Based on my current, independent study in entrepreneurship theory and practice, I’ve taken issue with the lack of a formal definition of what, exactly, an entrepreneur is. Is “the function of entrepreneurs is to reform or revolutionize the pattern of production,” as Joseph Shumpeter suggested in 1942? Perhaps we should shift our locus of attention from individual “entrepreneurs” to the entrepreneurial process, thus conceptualizing and defining entrepreneurship as a successful act of organizational founding. (see Carroll and Khessina 2005) Perhaps we should do as eighteenth century economists Richard Cantillon and Jean-Baptiste Say did and emphasize the literal translation of entrepreneur as those who “undertake” risks in starting a business or enterprise.
There are dozens of other possible, applicable definitions of what entrepreneurs do, how they do it, and the results of their doings. So, in the spirit of clarifying increasingly varied definitions of entrepreneurship qua entrepreneurship, and entrepreneurship as modified by a preceding adjective (i.e. Social Entrepreneurship or Serial Entrepreneurship) I propose a new, radical redefinition of what’s currently come to be known as “Intellectual” or “Academic Entrepreneurship”.
As with entrepreneurship, there is no unifying definition of either intellectual or academic entrepreneurship. Currently, one could define academic entrepreneurship as either, simply, the academic study of entrepreneurship methodologies, these methodologies’ relationship to broader, extant systems, or the role of small and medium enterprise in the establishment of new markets; or, alternately, we could point out, as Scott Andrew Shane did in his book Academic Entrepreneurship: University Spinoffs and Wealth Creation, the results of so-called academic entrepreneurship: companies like Lycos and Genentech which were founded, “incubated” within, and spun out of university research environments. But, you see, this still leaves us with myriad other definitions of academic entrepreneurship–between which there is little concordance.
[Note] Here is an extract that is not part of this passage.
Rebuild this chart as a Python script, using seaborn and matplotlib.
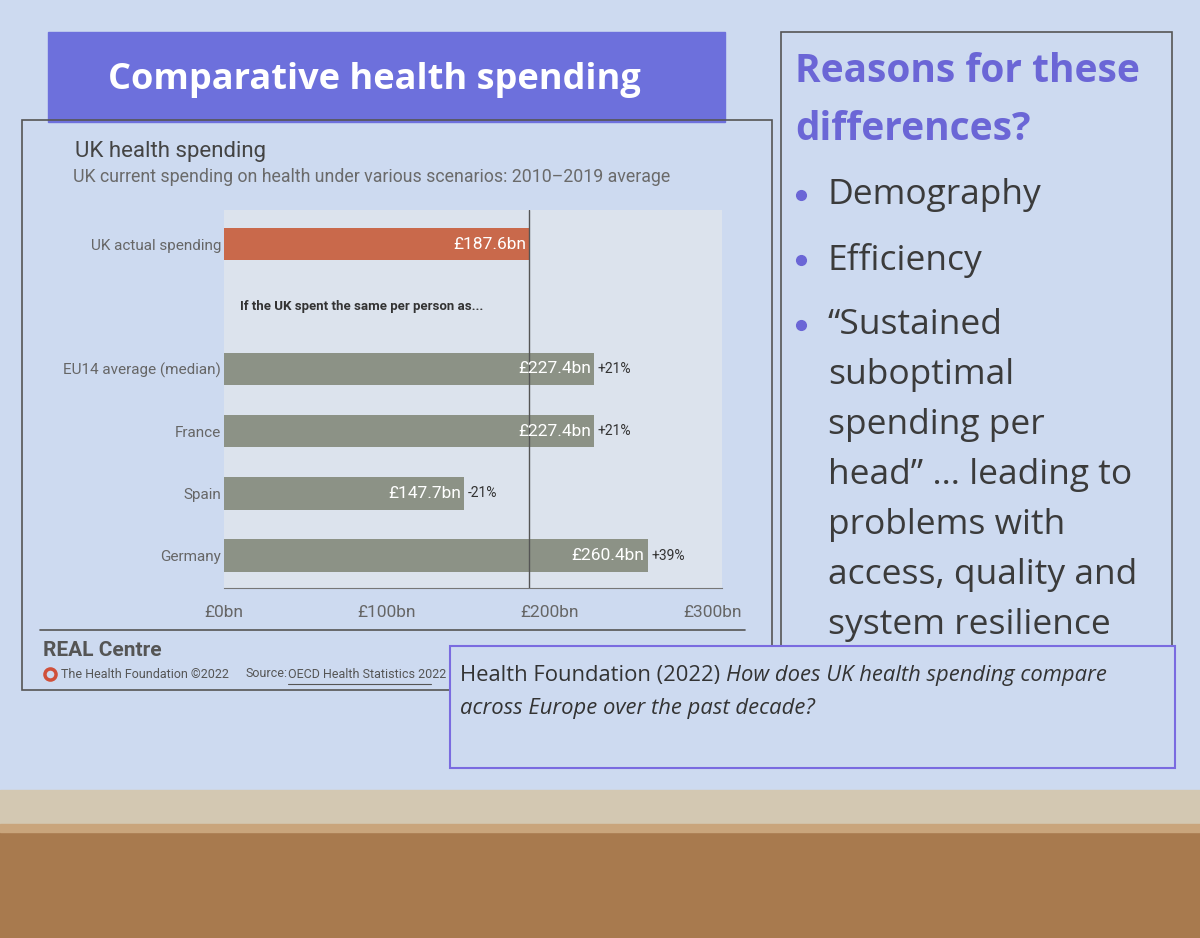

Based on some cursory googling, it seems as though intellectual entrepreneurship has, in many ways been conflated with academic entrepreneurship. This being said, one institution preaching the gospel of intellectual entrepreneurship is University of Texas. Richard Cherwitz, an academic at UT, contributed this extremely fascinating article to Inside Higher Ed, a TechCrunch-like blog for the academic scene. His descriptions of what’s going on at UT sounds remarkably like what social entrepreneurship is: cutesy and liberal and collaboratively warm and fuzzy, but not quite entrepreneurial. You be the judge:
At my own institution, the University of Texas at Austin, a critical mass of faculty embrace this compact: academics best described as “intellectual entrepreneurs,” citizen-scholars supplying more than narrow, theoretical disciplinary knowledge. They exemplify academic engagement, taking to heart the ethical obligation to contribute to society, to both discover and put to work knowledge that makes a difference.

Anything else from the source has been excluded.